- Born: May 24, 1916 Connecticut
- Died: September 4, 2005 (aged 89) Durham, New Hampshire
- Occupation: professor
- Known for: popularized the concept of business strategy

= Kenneth R. Andrews =

American academic

Kenneth Richmond Andrews (May 24, 1916 – September 4, 2005), was an American academic who, along with H. Igor Ansoff and Alfred D. Chandler, was credited with the foundational role in introducing and popularizing the concept of business strategy.

== Education, military service, and employment at Harvard Business School ==
Andrews graduated from Wesleyan University in 1937 with a master's degree in English. He went on to pursue a PhD in English at the University of Illinois at Urbana–Champaign but was drafted into the Army Air Force during World War II. He served at the Statistical Control School, held at the campus of the Harvard Business School and taught by members of the faculty. Andrews retired from the army at the rank of Major and joined the Harvard Business School faculty in 1946, to teach Administrative Practices to MBA students. He completed his Phd dissertation on Mark Twain in 1948. By approximately 1950 he was a significant member of the small team developing HBS's Business Policy course.

== Harvard Business School and Business Strategy ==

In 1965 the highly influential text-book "Business Policy: Text and Cases" was published, acknowledging Andrews as the author of the text portion. The text portion was also published separately under Andrews' name in 1971. Several editions of both books appeared through the 1980s.

In addition to being perhaps the earliest concept of business strategy to be taught routinely in formal courses, the specific view of strategy formation Andrews taught appears to have provided many of the underlying precepts of what strategy is, for several branches of the strategy literature.

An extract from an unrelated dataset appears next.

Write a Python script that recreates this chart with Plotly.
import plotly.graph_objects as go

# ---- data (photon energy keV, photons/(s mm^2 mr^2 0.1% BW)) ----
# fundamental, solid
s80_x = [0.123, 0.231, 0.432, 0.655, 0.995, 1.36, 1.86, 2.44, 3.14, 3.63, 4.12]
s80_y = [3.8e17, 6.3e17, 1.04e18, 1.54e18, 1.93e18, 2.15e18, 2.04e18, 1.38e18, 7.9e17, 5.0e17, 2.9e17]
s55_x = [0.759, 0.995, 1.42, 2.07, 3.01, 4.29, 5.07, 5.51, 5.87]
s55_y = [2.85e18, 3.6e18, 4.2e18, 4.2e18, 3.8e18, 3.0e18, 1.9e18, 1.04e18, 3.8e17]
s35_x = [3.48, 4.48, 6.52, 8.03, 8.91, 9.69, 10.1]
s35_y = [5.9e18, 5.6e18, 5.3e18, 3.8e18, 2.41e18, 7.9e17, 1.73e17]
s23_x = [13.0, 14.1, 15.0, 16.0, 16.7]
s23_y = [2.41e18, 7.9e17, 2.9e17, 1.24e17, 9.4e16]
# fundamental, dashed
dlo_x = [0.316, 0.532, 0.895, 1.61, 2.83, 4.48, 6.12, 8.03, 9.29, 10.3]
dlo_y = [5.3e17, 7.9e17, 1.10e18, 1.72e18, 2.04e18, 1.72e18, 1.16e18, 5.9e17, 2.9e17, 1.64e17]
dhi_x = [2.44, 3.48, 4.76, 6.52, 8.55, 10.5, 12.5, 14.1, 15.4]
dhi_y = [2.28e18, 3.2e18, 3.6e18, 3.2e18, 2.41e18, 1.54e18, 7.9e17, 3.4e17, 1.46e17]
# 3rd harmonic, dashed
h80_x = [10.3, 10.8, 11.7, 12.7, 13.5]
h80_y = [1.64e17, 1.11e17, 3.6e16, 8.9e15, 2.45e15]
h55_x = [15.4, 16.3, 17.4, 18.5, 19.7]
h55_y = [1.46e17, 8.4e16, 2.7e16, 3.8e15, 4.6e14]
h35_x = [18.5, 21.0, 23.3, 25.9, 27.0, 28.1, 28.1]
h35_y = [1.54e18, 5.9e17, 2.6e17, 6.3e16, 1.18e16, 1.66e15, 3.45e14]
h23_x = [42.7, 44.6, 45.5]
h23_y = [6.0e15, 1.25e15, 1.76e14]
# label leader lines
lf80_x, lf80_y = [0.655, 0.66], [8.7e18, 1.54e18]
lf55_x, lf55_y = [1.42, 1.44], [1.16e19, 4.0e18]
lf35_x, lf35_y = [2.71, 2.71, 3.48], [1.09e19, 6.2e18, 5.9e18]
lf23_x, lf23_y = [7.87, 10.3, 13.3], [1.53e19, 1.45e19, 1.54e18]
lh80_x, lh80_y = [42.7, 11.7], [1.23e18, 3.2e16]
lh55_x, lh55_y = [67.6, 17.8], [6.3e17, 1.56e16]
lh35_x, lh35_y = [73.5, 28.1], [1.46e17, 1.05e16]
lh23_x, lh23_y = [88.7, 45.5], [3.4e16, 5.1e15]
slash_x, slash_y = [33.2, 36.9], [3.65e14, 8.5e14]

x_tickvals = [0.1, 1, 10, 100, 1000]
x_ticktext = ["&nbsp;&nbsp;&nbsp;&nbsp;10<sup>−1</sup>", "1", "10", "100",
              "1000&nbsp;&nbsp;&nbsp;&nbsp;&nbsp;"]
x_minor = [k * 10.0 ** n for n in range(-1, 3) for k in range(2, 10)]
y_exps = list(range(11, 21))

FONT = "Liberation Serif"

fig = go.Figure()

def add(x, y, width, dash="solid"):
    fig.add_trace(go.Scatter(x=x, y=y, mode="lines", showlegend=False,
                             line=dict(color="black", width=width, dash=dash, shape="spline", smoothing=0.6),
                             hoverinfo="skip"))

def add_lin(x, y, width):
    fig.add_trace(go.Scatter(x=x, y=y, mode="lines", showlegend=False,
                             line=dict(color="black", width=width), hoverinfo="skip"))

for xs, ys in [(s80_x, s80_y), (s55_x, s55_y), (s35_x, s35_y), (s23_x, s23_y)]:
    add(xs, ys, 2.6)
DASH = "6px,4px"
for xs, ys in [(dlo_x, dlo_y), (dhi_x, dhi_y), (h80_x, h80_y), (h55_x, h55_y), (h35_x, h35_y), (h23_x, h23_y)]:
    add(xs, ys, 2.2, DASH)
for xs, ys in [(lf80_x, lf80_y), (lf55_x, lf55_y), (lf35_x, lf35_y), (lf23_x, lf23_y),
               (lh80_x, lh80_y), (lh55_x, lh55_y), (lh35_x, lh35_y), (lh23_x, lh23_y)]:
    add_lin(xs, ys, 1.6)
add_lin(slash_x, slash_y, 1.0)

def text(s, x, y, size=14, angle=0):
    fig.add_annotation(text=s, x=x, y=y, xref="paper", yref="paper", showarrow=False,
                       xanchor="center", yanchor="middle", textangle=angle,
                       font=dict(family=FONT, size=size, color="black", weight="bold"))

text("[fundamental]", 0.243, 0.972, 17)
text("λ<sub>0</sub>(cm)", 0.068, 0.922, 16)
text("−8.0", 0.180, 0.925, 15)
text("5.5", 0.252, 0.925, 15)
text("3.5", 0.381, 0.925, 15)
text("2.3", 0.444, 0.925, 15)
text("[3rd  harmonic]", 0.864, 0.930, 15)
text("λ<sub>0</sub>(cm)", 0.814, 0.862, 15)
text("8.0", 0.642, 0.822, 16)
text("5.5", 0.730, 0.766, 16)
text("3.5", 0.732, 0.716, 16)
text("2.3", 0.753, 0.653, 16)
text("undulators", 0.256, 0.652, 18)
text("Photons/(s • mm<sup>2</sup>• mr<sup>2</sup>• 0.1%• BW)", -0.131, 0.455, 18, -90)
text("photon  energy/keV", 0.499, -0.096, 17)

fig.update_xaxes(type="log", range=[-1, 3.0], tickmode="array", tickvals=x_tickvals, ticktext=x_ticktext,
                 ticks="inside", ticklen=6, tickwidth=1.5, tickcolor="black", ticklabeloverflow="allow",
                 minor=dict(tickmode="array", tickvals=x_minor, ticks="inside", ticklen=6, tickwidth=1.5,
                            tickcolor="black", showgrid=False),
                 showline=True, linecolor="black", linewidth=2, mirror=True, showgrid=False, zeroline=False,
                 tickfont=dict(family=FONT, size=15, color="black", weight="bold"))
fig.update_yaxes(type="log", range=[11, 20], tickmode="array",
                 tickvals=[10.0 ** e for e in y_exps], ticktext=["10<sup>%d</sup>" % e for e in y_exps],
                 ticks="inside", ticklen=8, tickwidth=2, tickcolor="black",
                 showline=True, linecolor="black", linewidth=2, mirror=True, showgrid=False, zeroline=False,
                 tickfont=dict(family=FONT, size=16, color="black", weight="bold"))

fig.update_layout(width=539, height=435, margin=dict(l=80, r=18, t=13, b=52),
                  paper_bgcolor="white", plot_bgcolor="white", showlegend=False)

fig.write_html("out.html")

Although he introduced a number of strategy precepts, Andrews did not set out a detailed concept of what strategy is. Instead he said that he chose to "sidestep the problem of drawing distinctions between objectives, policy and programs of action" Furthermore, Andrews did not claim to originate all of the precepts he set out, and it has been noted that some had been introduced previously by Philip Selznick in 1957 or Alfred D. Chandler in 1962.

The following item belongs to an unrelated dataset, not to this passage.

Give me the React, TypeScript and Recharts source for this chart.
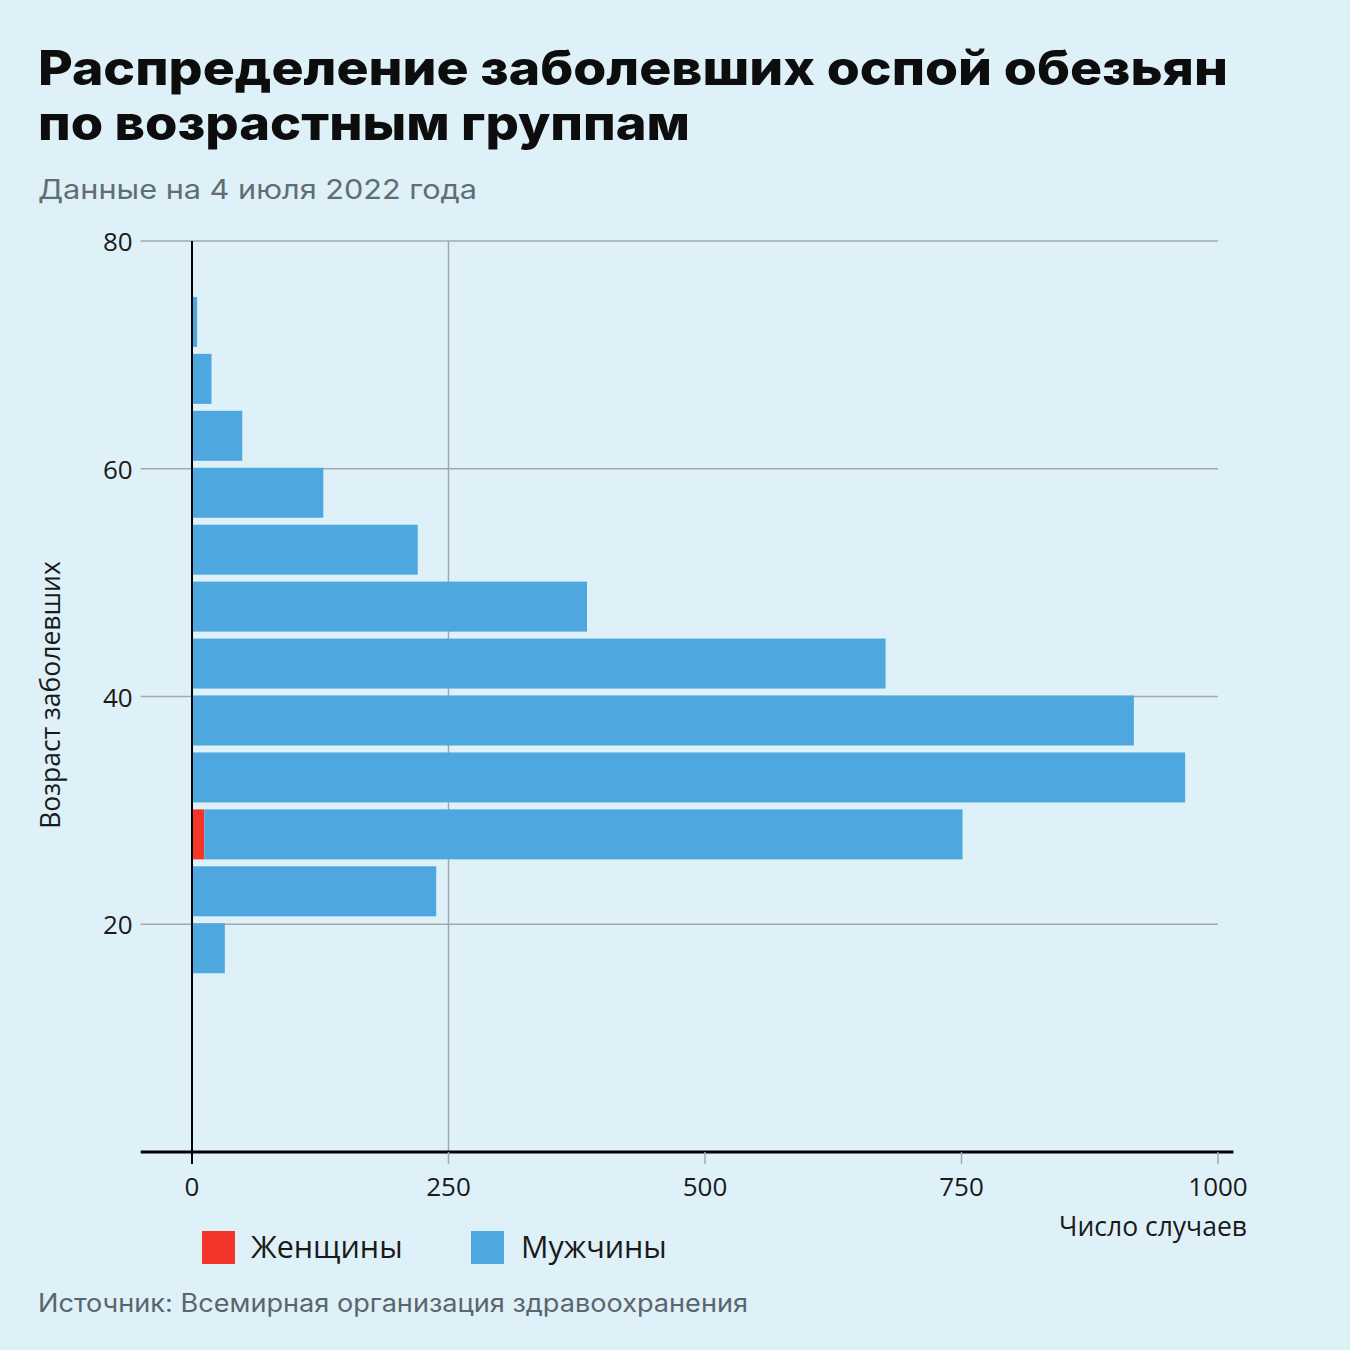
import React from 'react';
import { BarChart, ComposedChart, Bar, XAxis, YAxis, ReferenceLine } from 'recharts';

const ageBins = ['75–80', '70–75', '65–70', '60–65', '55–60', '50–55', '45–50', '40–45', '35–40', '30–35', '25–30', '20–25', '15–20', '10–15', '5–10', '0–5'];
const womenCases = [0, 0, 0, 0, 0, 0, 0, 0, 0, 0, 12, 0, 0, 0, 0, 0];
const menCases = [0, 5, 19, 49, 128, 220, 385, 676, 918, 968, 739, 238, 32, 0, 0, 0];
const xTicks = [0, 250, 500, 750, 1000];
const yTicks = [20, 40, 60, 80];
const verticalGrid = [250];

const seriesNames = { women: 'Женщины', men: 'Мужчины' };
const COLORS = { women: '#f4362a', men: '#4fa7df' };
const BG = '#dff1f8';
const GRID = '#a3a8ab';
const FONT = '"Open Sans", "Noto Sans", sans-serif';
const TITLE_FONT = 'Inter, "Noto Sans", sans-serif';

const X_DOMAIN: [number, number] = [-50, 1000];
const Y_DOMAIN: [number, number] = [0, 80];

const data = ageBins.map((bin, i) => ({ bin, women: womenCases[i], men: menCases[i] }));
const axisData = [
  { cases: X_DOMAIN[0], age: Y_DOMAIN[0] },
  { cases: X_DOMAIN[1], age: Y_DOMAIN[1] },
];

const BAR_SHIFT = 4;

const ShiftedBar = (props: any) => {
  const { x, y, width, height, fill } = props;
  if (!width || width <= 0) return null;
  return <rect x={x} y={y - BAR_SHIFT} width={width} height={height} fill={fill} />;
};

const XTick = (props: any) => {
  const { x, y, payload } = props;
  const v = payload.value;
  return (
    <g>
      <line x1={x} x2={x} y1={y} y2={y + 12} stroke={v === 0 ? '#000' : GRID} strokeWidth={v === 0 ? 2 : 1.5} />
      <text x={x} y={y + 44} textAnchor="middle" fontSize={26} fill="#1a1a1a" fontFamily={FONT}>{v}</text>
    </g>
  );
};

const YTick = (props: any) => {
  const { x, y, payload } = props;
  return (
    <text x={x} y={y} textAnchor="end" dominantBaseline="central" fontSize={26} fill="#1a1a1a" fontFamily={FONT}>{payload.value}</text>
  );
};

const MARGIN_TOP = 241;
const MARGIN_RIGHT = 132;
const PLOT_LEFT = 140.7;
const PLOT_BOTTOM_SPACE = 198;

export default function App() {
  return (
    <div style={{ position: 'absolute', left: 0, top: 0, width: 1350, height: 1350, background: BG, overflow: 'hidden' }}>
      {/* axes and grid layer */}
      <div style={{ position: 'absolute', left: 0, top: 0 }}>
        <ComposedChart
          width={1350}
          height={1350}
          data={axisData}
          margin={{ top: MARGIN_TOP, right: MARGIN_RIGHT, bottom: PLOT_BOTTOM_SPACE - 40, left: 0 }}
        >
          <XAxis type="number" dataKey="cases" domain={X_DOMAIN} ticks={xTicks} allowDataOverflow axisLine={false} tickLine={false} tickSize={0} tickMargin={0} height={40} tick={<XTick />} interval={0} />
          <YAxis type="number" dataKey="age" domain={Y_DOMAIN} ticks={yTicks} allowDataOverflow width={PLOT_LEFT} axisLine={false} tickLine={false} tickSize={0} tickMargin={8} tick={<YTick />} interval={0} />
          {yTicks.map((t) => (
            <ReferenceLine key={'h' + t} segment={[{ x: -50, y: t }, { x: 1000, y: t }]} stroke={GRID} strokeWidth={1.5} />
          ))}
          {verticalGrid.map((t) => (
            <ReferenceLine key={'v' + t} x={t} stroke={GRID} strokeWidth={1.5} />
          ))}
          <ReferenceLine segment={[{ x: -50, y: 0 }, { x: 1015, y: 0 }]} ifOverflow="visible" stroke="#000" strokeWidth={3} />
        </ComposedChart>
      </div>
      {/* bars layer */}
      <div style={{ position: 'absolute', left: 0, top: 0 }}>
        <BarChart
          width={1350}
          height={1350}
          data={data}
          layout="vertical"
          barSize={50}
          margin={{ top: MARGIN_TOP, right: MARGIN_RIGHT, bottom: PLOT_BOTTOM_SPACE, left: PLOT_LEFT }}
        >
          <XAxis type="number" domain={X_DOMAIN} allowDataOverflow hide />
          <YAxis type="category" dataKey="bin" hide />
          <Bar dataKey="women" name={seriesNames.women} stackId="a" fill={COLORS.women} isAnimationActive={false} shape={<ShiftedBar />} />
          <Bar dataKey="men" name={seriesNames.men} stackId="a" fill={COLORS.men} isAnimationActive={false} shape={<ShiftedBar />} />
          <ReferenceLine x={0} stroke="#000" strokeWidth={2} />
        </BarChart>
      </div>
      <svg width={1350} height={1350} style={{ position: 'absolute', left: 0, top: 0, pointerEvents: 'none' }}>
        <text x={38} y={85} fontSize={48} fontWeight={800} fill="#0d0d0d" fontFamily={TITLE_FONT} textLength={1190} lengthAdjust="spacingAndGlyphs">Распределение заболевших оспой обезьян</text>
        <text x={38} y={140} fontSize={48} fontWeight={800} fill="#0d0d0d" fontFamily={TITLE_FONT} textLength={652} lengthAdjust="spacingAndGlyphs">по возрастным группам</text>
        <text x={38} y={199} fontSize={27} fill="#606d74" fontFamily={TITLE_FONT} textLength={439} lengthAdjust="spacingAndGlyphs">Данные на 4 июля 2022 года</text>
        <text transform="translate(50,695) rotate(-90)" textAnchor="middle" dominantBaseline="central" fontSize={26.5} fill="#1a1a1a" fontFamily={FONT}>Возраст заболевших</text>
        <text x={1247} y={1236} textAnchor="end" fontSize={26.5} fill="#1a1a1a" fontFamily={FONT}>Число случаев</text>
        <rect x={202} y={1231} width={33} height={33} fill={COLORS.women} />
        <text x={251} y={1258} fontSize={30.5} fill="#1a1a1a" fontFamily={FONT}>{seriesNames.women}</text>
        <rect x={471} y={1231} width={33} height={33} fill={COLORS.men} />
        <text x={521} y={1258} fontSize={30.5} fill="#1a1a1a" fontFamily={FONT}>{seriesNames.men}</text>
        <text x={38} y={1312} fontSize={25} fill="#5a656c" fontFamily={TITLE_FONT} textLength={710} lengthAdjust="spacingAndGlyphs">Источник: Всемирная организация здравоохранения</text>
      </svg>
    </div>
  );
}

Despite sharing a number of Andrews' basic precepts, one major branch of the literature differed strongly from him with regard to how strategy forms. Andrews prescribed that strategy should be deliberately and consciously decided and adopted by management. Henry Mintzberg, however, teaches that in reality strategy often emerges from actions and behaviours at various organizational levels, and furthermore that this is desirable. Thus if both views are recognized there are two major types of process through which strategy may be formed: deliberate, and emergent. There has been vigorous debate concerning the extent to which each of these strategy formation processes is usual or appropriate.

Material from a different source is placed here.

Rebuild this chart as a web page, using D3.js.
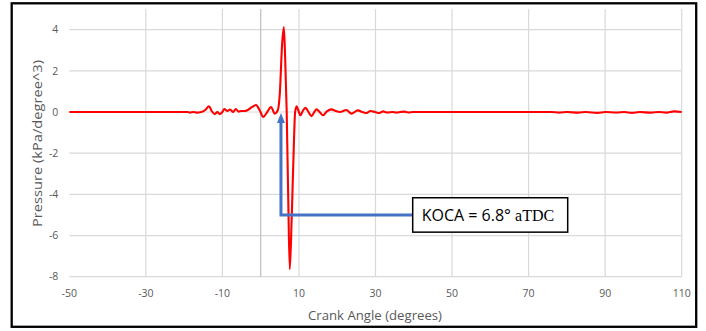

== Master of Leverett House at Harvard University ==

Andrews, together with his wife Caroline, served as Master (today Faculty Dean) of Leverett House from 1971 to 1985. During his tenure, Leverett House became coeducational. During his tenure at Leverett House, Thomas Dingman served as Alston Burr tutor, Yo-Yo Ma, was artist in residence, and Roger W. Ferguson Jr. was a graduate student advisor.

==Bibliography==
- Andrews, Kenneth Richmond, 1951, Executive training by the case method, Harvard Business Review, vol. 29, no. 5, pp. 58–70.
- Andrews, Kenneth Richmond, 1971, The concept of corporate strategy, Richard D. Irwin, Homewood.
- Andrews, Kenneth Richmond, 1971, New horizons in corporate strategy, McKinsey Quarterly, vol. 7, no. 3, pp. 34–43.
- Andrews, Kenneth Richmond, 1973, Can the best corporations be made moral?, Harvard Business Review, vol. 51, no. 3, pp. 57–64.
- Andrews, Kenneth Richmond, 1980, Directors’ responsibility for corporate strategy, Harvard Business Review, vol. 58, no. 6, pp. 30–42.
- Andrews, Kenneth Richmond, 1981, Corporate strategy as a vital function of the board, Harvard Business Review, vol. 59, no. 6, pp. 174–180.
- Andrews, Kenneth Richmond, 1981, Replaying the board's role in formulating strategy, Harvard Business Review, vol. 59, no. 3, pp. 18–23.
- Andrews, Kenneth Richmond, 1984, Corporate strategy: the essential intangibles, McKinsey Quarterly, no. 4, pp. 43–49.
- Learned, Edmund Philip, Christensen, C. Roland, Andrews, Kenneth Richmond, and Guth, William D., 1965, Business policy: Text and cases, Irwin, Homewood.